Cavanaugh, who also was a composer and arranger during his more than 60-year career, died Friday morning of kidney failure at a skilled nursing facility in Granada Hills, said Phil Mallory, Cavanaugh's bass player for 18 years.

During the early days with his trio, Cavanaugh appeared with Frank Sinatra at the Waldorf- Astoria and elsewhere, played for NBC Radio's The Jack Paar Show and appeared in movies such as A Song Is Born, Romance on the High Seas, Big City and Lullaby of Broadway.

He was always a creatively fascinating artist throughout his long career. What he did with his most famous group in the '40s and '50s was to develop a new style, in which all three members of the group would sing in unison in a whisper fashion.

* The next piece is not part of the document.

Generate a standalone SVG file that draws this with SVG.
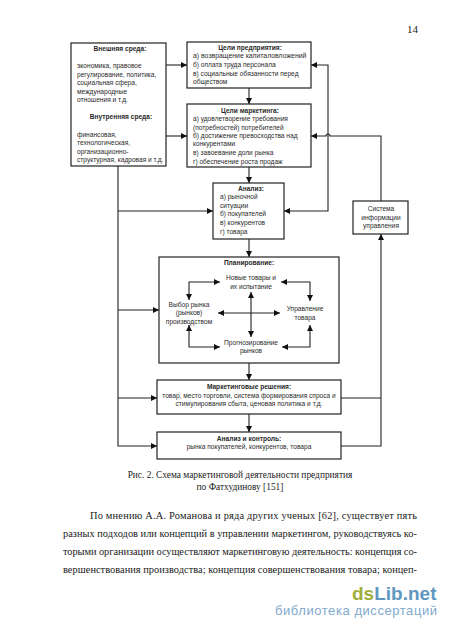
<svg xmlns="http://www.w3.org/2000/svg" width="450" height="631" viewBox="0 0 450 631">
<style>
text{font-family:"Liberation Sans",Arial,sans-serif;font-size:6.6px;fill:#2a2a2a}
.b{font-weight:bold;text-anchor:middle}
.m{text-anchor:middle}
.box{fill:#fff;stroke:#222;stroke-width:1.2}
.c{fill:none;stroke:#222;stroke-width:1.1}
.s{font-family:"Liberation Serif",serif;fill:#222}
.cap{font-size:9.4px}
.body{font-size:10.4px}
</style>
<defs>
<marker id="a" viewBox="0 0 6 6" refX="6" refY="3" markerWidth="6" markerHeight="6" markerUnits="userSpaceOnUse" orient="auto-start-reverse"><path d="M0 0L6 3L0 6z" fill="#111"/></marker>
</defs>
<rect width="450" height="631" fill="#fff"/>
<text class="s" x="407" y="33" style="font-size:11px">14</text>
<g id="connectors">
<path class="c" d="M166 65H187" marker-end="url(#a)"/>
<path class="c" d="M166 136H187" marker-end="url(#a)"/>
<path class="c" d="M249 88V104" marker-end="url(#a)"/>
<path class="c" d="M249 167V183" marker-end="url(#a)"/>
<path class="c" d="M249 239V257" marker-end="url(#a)"/>
<path class="c" d="M249 363V380" marker-end="url(#a)"/>
<path class="c" d="M249 414V432" marker-end="url(#a)"/>
<path class="c" d="M118 166V446H157" marker-end="url(#a)"/>
<path class="c" d="M118 211H213" marker-end="url(#a)"/>
<path class="c" d="M118 310H159" marker-end="url(#a)"/>
<path class="c" d="M118 398H157" marker-end="url(#a)"/>
<path class="c" d="M311 65H328V211H284" marker-start="url(#a)" marker-end="url(#a)"/>
<path class="c" d="M381 201V136H330A2 2 0 0 0 326 136H311" marker-end="url(#a)"/>
<path class="c" d="M341 446H381V234" marker-end="url(#a)"/>
<path class="c" d="M341 398H381"/>
<path class="c" d="M189 300V282H220" marker-start="url(#a)" marker-end="url(#a)"/>
<path class="c" d="M189 325V347H220" marker-start="url(#a)" marker-end="url(#a)"/>
<path class="c" d="M281 282H310V301" marker-start="url(#a)" marker-end="url(#a)"/>
<path class="c" d="M282 347H310V325" marker-start="url(#a)" marker-end="url(#a)"/>
<path class="c" d="M218 313H280" marker-start="url(#a)" marker-end="url(#a)"/>
<path class="c" d="M251 292V337" marker-start="url(#a)" marker-end="url(#a)"/>
</g>
<g id="external"><rect class="box" x="71" y="43" width="95" height="123"/>
<text class="b" x="120" y="51">Внешняя среда:</text>
<text x="77" y="68">экономика, правовое</text>
<text x="77" y="77">регулирование, политика,</text>
<text x="77" y="85">социальная сфера,</text>
<text x="77" y="94">международные</text>
<text x="77" y="102">отношения и т.д.</text>
<text class="b" x="121" y="119">Внутренняя среда:</text>
<text x="77" y="137">финансовая,</text>
<text x="77" y="145">технологическая,</text>
<text x="77" y="154">организационно-</text>
<text x="77" y="162">структурная, кадровая и т.д.</text></g>
<g id="goals"><rect class="box" x="187" y="42" width="124" height="46"/>
<text class="b" x="250" y="50">Цели предприятия:</text>
<text x="193" y="58" style="font-size:6.9px">а) возвращение капиталовложений</text>
<text x="193" y="67">б) оплата труда персонала</text>
<text x="193" y="76">в) социальные обязанности перед</text>
<text x="193" y="84">обществом</text></g>
<g id="marketing-goals"><rect class="box" x="187" y="104" width="124" height="63"/>
<text class="b" x="250" y="113">Цели маркетинга:</text>
<text x="193" y="121">а) удовлетворение требования</text>
<text x="193" y="130">(потребностей) потребителей</text>
<text x="193" y="138">б) достижение превосходства над</text>
<text x="193" y="146">конкурентами</text>
<text x="193" y="155">в) завоевание доли рынка</text>
<text x="193" y="164">г) обеспечение роста продаж</text></g>
<g id="analysis"><rect class="box" x="213" y="183" width="71" height="56"/>
<text class="b" x="251" y="191">Анализ:</text>
<text x="220" y="199">а) рыночной</text>
<text x="220" y="208">ситуации</text>
<text x="220" y="216">б) покупателей</text>
<text x="220" y="225">в) конкурентов</text>
<text x="220" y="234">г) товара</text></g>
<g id="info-system"><rect class="box" x="353" y="201" width="55" height="33"/>
<text class="m" x="381" y="211">Система</text>
<text class="m" x="381" y="220">информации</text>
<text class="m" x="381" y="228">управления</text></g>
<g id="planning"><rect class="box" x="159" y="257" width="180" height="106" style="fill:none"/>
<text class="b" x="249" y="265">Планирование:</text>
<text class="m" x="251" y="280">Новые товары и</text>
<text class="m" x="251" y="289">их испытание</text>
<text class="m" x="189" y="307">Выбор рынка</text>
<text class="m" x="189" y="315">(рынков)</text>
<text class="m" x="189" y="324">производством</text>
<text class="m" x="305" y="311">Управление</text>
<text class="m" x="305" y="320">товара</text>
<text class="m" x="251" y="345">Прогнозирование</text>
<text class="m" x="251" y="353">рынков</text></g>
<g id="decisions"><rect class="box" x="157" y="380" width="184" height="34"/>
<text class="b" x="249" y="389">Маркетинговые решения:</text>
<text class="m" x="249" y="398">товар, место торговли, система формирования спроса и</text>
<text class="m" x="249" y="406">стимулирования сбыта, ценовая политика и т.д.</text></g>
<g id="control"><rect class="box" x="157" y="432" width="184" height="27"/>
<text class="b" x="249" y="441">Анализ и контроль:</text>
<text class="m" x="249" y="449">рынка покупателей, конкурентов, товара</text></g>
<g id="caption">
<text class="s m cap" x="240" y="478">Рис. 2. Схема маркетинговой деятельности предприятия</text>
<text class="s m cap" x="240" y="490">по Фатхудинову [151]</text>
<text class="s body" x="90" y="519" textLength="327">По мнению А.А. Романова и ряда других ученых [62], существует пять</text>
<text class="s body" x="63" y="537" textLength="354">разных подходов или концепций в управлении маркетингом, руководствуясь ко-</text>
<text class="s body" x="63" y="555" textLength="354">торыми организации осуществляют маркетинговую деятельность: концепция со-</text>
<text class="s body" x="63" y="573" textLength="354">вершенствования производства; концепция совершенствования товара; концеп-</text>
</g>
<g id="watermark">
<text x="352" y="600" style="font-size:19px;font-weight:bold;fill:#9fae3a">ds<tspan fill="#5f97c0">Lib.net</tspan></text>
<text x="275" y="615" textLength="162" style="font-size:13px;fill:#7fa9cc">библиотека диссертаций</text>
</g>
</svg>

It was a time when jazz and popular music were in much closer sync than they are today, so that groups like Nat Cole and George Shearing and Page Cavanaugh could play with a distinctly jazz flavor and still reach large audiences and sell a lot of records.
Don Heckman--Music critic

The Page Cavanaugh Trio, which placed in Top 10 polls in Down Beat and Metronome magazines from 1946 to the early '50s, had chart hits such as “The Three Bears" and “She Had to Go and Lose It At the Astor."

Cavanaugh, whose trio also performed at clubs like Ciro's and the Trocadero in the '40s, had his share of long-run gigs, including regular stints at the Captain's Table on La Cienega Boulevard in the early '50s and at the Money Tree in Toluca Lake in the '80s and '90s.

In the early '60s, he formed a seven-piece group, “The Page 7", that recorded for RCA and appeared on The Ed Sullivan Show and other TV programs.

Around the same time, he opened his own club in Studio City. But Cavanaugh, who performed solo in Las Vegas for a number of years in the '80s, had his share of career ups and downs.